Implementing DCA Across Different Account Types
Most investors already practice DCA without realizing it through their employer-sponsored retirement plans. Every paycheck, a fixed percentage of income flows into a 401(k) or 403(b), automatically purchasing fund shares regardless of market conditions. To extend this approach to taxable brokerage accounts or IRAs, set up automatic transfers and automatic investing through your broker. Most major brokerages allow you to schedule recurring purchases of stocks, ETFs, or mutual funds on a daily, weekly, or monthly basis with no transaction fees. For maximum effectiveness, choose broad-market index funds or diversified ETFs as your DCA target, because their long-term upward trend makes the strategy most reliable. Avoid DCA into individual stocks unless you have high conviction in the company's long-term prospects, as individual companies can decline permanently while diversified funds virtually always recover over time.

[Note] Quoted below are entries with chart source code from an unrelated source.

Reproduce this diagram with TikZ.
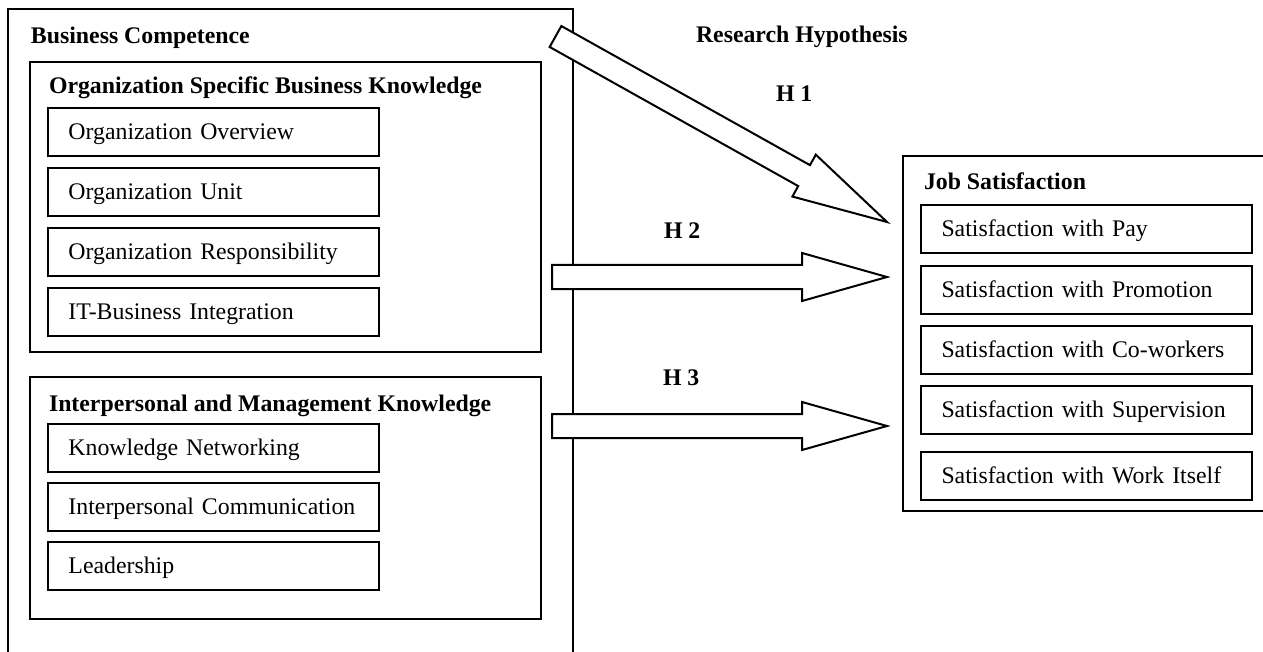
\documentclass[tikz,border=0pt]{standalone}
\usepackage{fontspec}
\setmainfont{Liberation Serif}
\usetikzlibrary{positioning, calc}

\tikzset{
  itembox/.style={draw, rectangle, anchor=north west, minimum width=165.5pt, minimum height=24pt,
    text width=145pt, text height=0.85em, text depth=0.1em, inner xsep=10pt, inner ysep=0pt,
    outer sep=0pt, align=left, font=\fontsize{11.9}{14}\selectfont},
  heading/.style={anchor=base west, inner sep=0pt, font=\fontsize{11.9}{14}\selectfont\bfseries},
  fatarrow/.style={draw, fill=white, line join=miter},
}

% block arrow: tail, tip, head length
\newcommand{\hyparrow}[3]{%
  \coordinate (headbase) at ($(#2)!#3!(#1)$);
  \draw[fatarrow] ($(#1)!6pt!90:(#2)$) -- ($(headbase)!6pt!90:(#2)$) -- ($(headbase)!12pt!90:(#2)$)
    -- (#2) -- ($(headbase)!12pt!-90:(#2)$) -- ($(headbase)!6pt!-90:(#2)$) -- ($(#1)!6pt!-90:(#2)$) -- cycle;
}

\begin{document}
\begin{tikzpicture}[x=0.5pt, y=-0.5pt, line width=1pt]
  \useasboundingbox (0,0) rectangle (1263,652);

  % business competence
  \draw (8,9) rectangle (573,690);
  \node[heading] (bc) at (30,44) {Business Competence};

  \draw (30,62) rectangle (541,352);
  \node[heading] (osbk) at (48,94) {Organization Specific Business Knowledge};
  \node[itembox] (ov) at (48,108) {Organization Overview};
  \node[itembox, below=6pt of ov] (unit) {Organization Unit};
  \node[itembox, below=6pt of unit] (resp) {Organization Responsibility};
  \node[itembox, below=6pt of resp] (itbi) {IT-Business Integration};

  \draw (30,377) rectangle (541,619);
  \node[heading] (imk) at (48,411) {Interpersonal and Management Knowledge};
  \node[itembox] (kn) at (48,424) {Knowledge Networking};
  \node[itembox, below=5.5pt of kn] (ic) {Interpersonal Communication};
  \node[itembox, below=5.5pt of ic] (lead) {Leadership};

  % job satisfaction
  \draw (903,156) rectangle (1270,511);
  \node[heading] (js) at (923,190) {Job Satisfaction};
  \node[itembox] (pay) at (921,205) {Satisfaction with Pay};
  \node[itembox, below=6.5pt of pay] (prom) {Satisfaction with Promotion};
  \node[itembox, below=6pt of prom] (cowork) {Satisfaction with Co-workers};
  \node[itembox, below=6pt of cowork] (superv) {Satisfaction with Supervision};
  \node[itembox, below=9pt of superv] (work) {Satisfaction with Work Itself};

  % hypotheses
  \node[heading] (research) at (695,43) {Research Hypothesis};
  \node[heading] (h1) at (775,102) {H 1};
  \node[heading] (h2) at (663,239) {H 2};
  \node[heading] (h3) at (662,385) {H 3};

  \coordinate (h1tail) at (555.5,36.5);
  \coordinate (h1tip) at (887,222);
  \coordinate (h2tail) at (552,277);
  \coordinate (h2tip) at (887,277);
  \coordinate (h3tail) at (552,426);
  \coordinate (h3tip) at (887,426);
  \hyparrow{h1tail}{h1tip}{47.5pt}
  \hyparrow{h2tail}{h2tip}{42.5pt}
  \hyparrow{h3tail}{h3tip}{42.5pt}
\end{tikzpicture}
\end{document}
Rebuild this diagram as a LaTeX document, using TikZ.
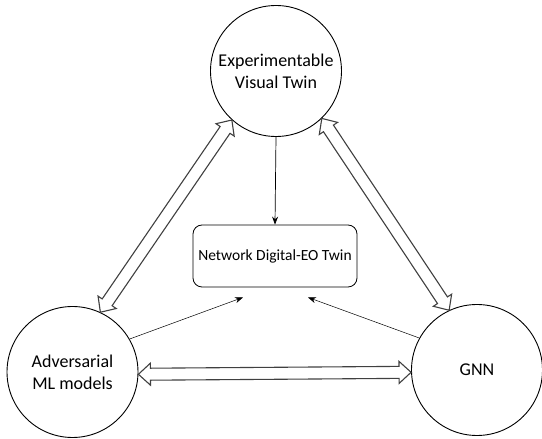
\documentclass[tikz,border=0pt]{standalone}
\usepackage{fontspec}
\setmainfont{Carlito}
\usetikzlibrary{calc,arrows.meta}
\newcommand\hollowarrow[2]{%
  \path (#1) coordinate (hA) (#2) coordinate (hB);
  \draw[harrow] (hA)
    -- ($(hA)!12pt!(hB)!11pt!90:(hB)$)
    -- ($(hA)!12pt!(hB)!6pt!90:(hB)$)
    -- ($(hB)!12pt!(hA)!6pt!-90:(hA)$)
    -- ($(hB)!12pt!(hA)!11pt!-90:(hA)$)
    -- (hB)
    -- ($(hB)!12pt!(hA)!11pt!90:(hA)$)
    -- ($(hB)!12pt!(hA)!6pt!90:(hA)$)
    -- ($(hA)!12pt!(hB)!6pt!-90:(hB)$)
    -- ($(hA)!12pt!(hB)!11pt!-90:(hB)$)
    -- cycle;}
\begin{document}
\begin{tikzpicture}[x=1pt,y=1pt,
  circ/.style={circle,draw,line width=0.9pt,inner sep=0pt,minimum size=131pt,
    font=\fontsize{18}{22}\selectfont,align=center},
  boxn/.style={draw,rounded corners=9pt,line width=0.8pt,minimum width=164pt,
    minimum height=62pt,inner sep=0pt,font=\fontsize{15.5}{18}\selectfont},
  thinarr/.style={-{Stealth[length=8pt,width=6pt]},line width=0.5pt},
  harrow/.style={draw=black!75,line width=1.1pt,line join=miter,fill=white}]
\useasboundingbox (0,0) rectangle (542,439);
\node[circ] (top) at (276,368) {Experimentable\\Visual Twin};
\node[circ] (left) at (72.5,67) {Adversarial\\ML models};
\node[circ] (right) at (477,69) {GNN};
\node[boxn] (twin) at (275,183) {Network Digital-EO Twin};
\draw[thinarr,line width=0.7pt] (top.south) -- (twin.north);
\draw[thinarr] (left.30) -- ([xshift=-32pt,yshift=-10pt]twin.south);
\draw[thinarr] (right.151) -- ([xshift=33pt,yshift=-10pt]twin.south);
\hollowarrow{top.228}{left.65}
\hollowarrow{top.314}{right.115}
\hollowarrow{left.-2}{right.182}
\end{tikzpicture}
\end{document}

When to Modify or Stop Your DCA Strategy
DCA is designed as a long-term strategy, and the most common mistake is abandoning it too early. Continue investing as long as your fundamental thesis for the asset remains intact and your financial situation allows it. However, there are legitimate reasons to adjust your approach. If you receive a significant raise, increase your DCA amount proportionally to accelerate wealth building. When approaching retirement, gradually shift your DCA contributions from growth-oriented investments to more conservative options like bonds and dividend stocks. If the investment fundamentals change dramatically, such as a company losing its competitive advantage or a fund changing its strategy, it is reasonable to redirect your DCA to a different asset. Never stop DCA simply because markets are falling since buying during downturns is precisely when the strategy adds the most value to your long-term results.
Common DCA Mistakes to Avoid
The most damaging mistake is pausing contributions during market downturns. When prices fall 20-30%, the natural instinct is to stop investing and wait for recovery, but this defeats the entire purpose of DCA since you miss buying shares at significantly discounted prices that supercharge your long-term returns. Another error is DCA into declining assets indefinitely. Dollar-cost averaging works for assets with a long-term upward trajectory. If an individual stock is in permanent decline due to deteriorating fundamentals, DCA simply means buying more of a losing investment. Setting the amount too low is also common. While any amount helps, investing $50 per month will take decades to build meaningful wealth. Calculate how much you need to invest monthly to reach your goals, then set your DCA accordingly. Finally, many investors neglect rebalancing. If you DCA only into stocks for years, your portfolio may become overly concentrated. Periodically review your asset allocation and adjust your DCA targets to maintain your desired balance between stocks, bonds, and other asset classes.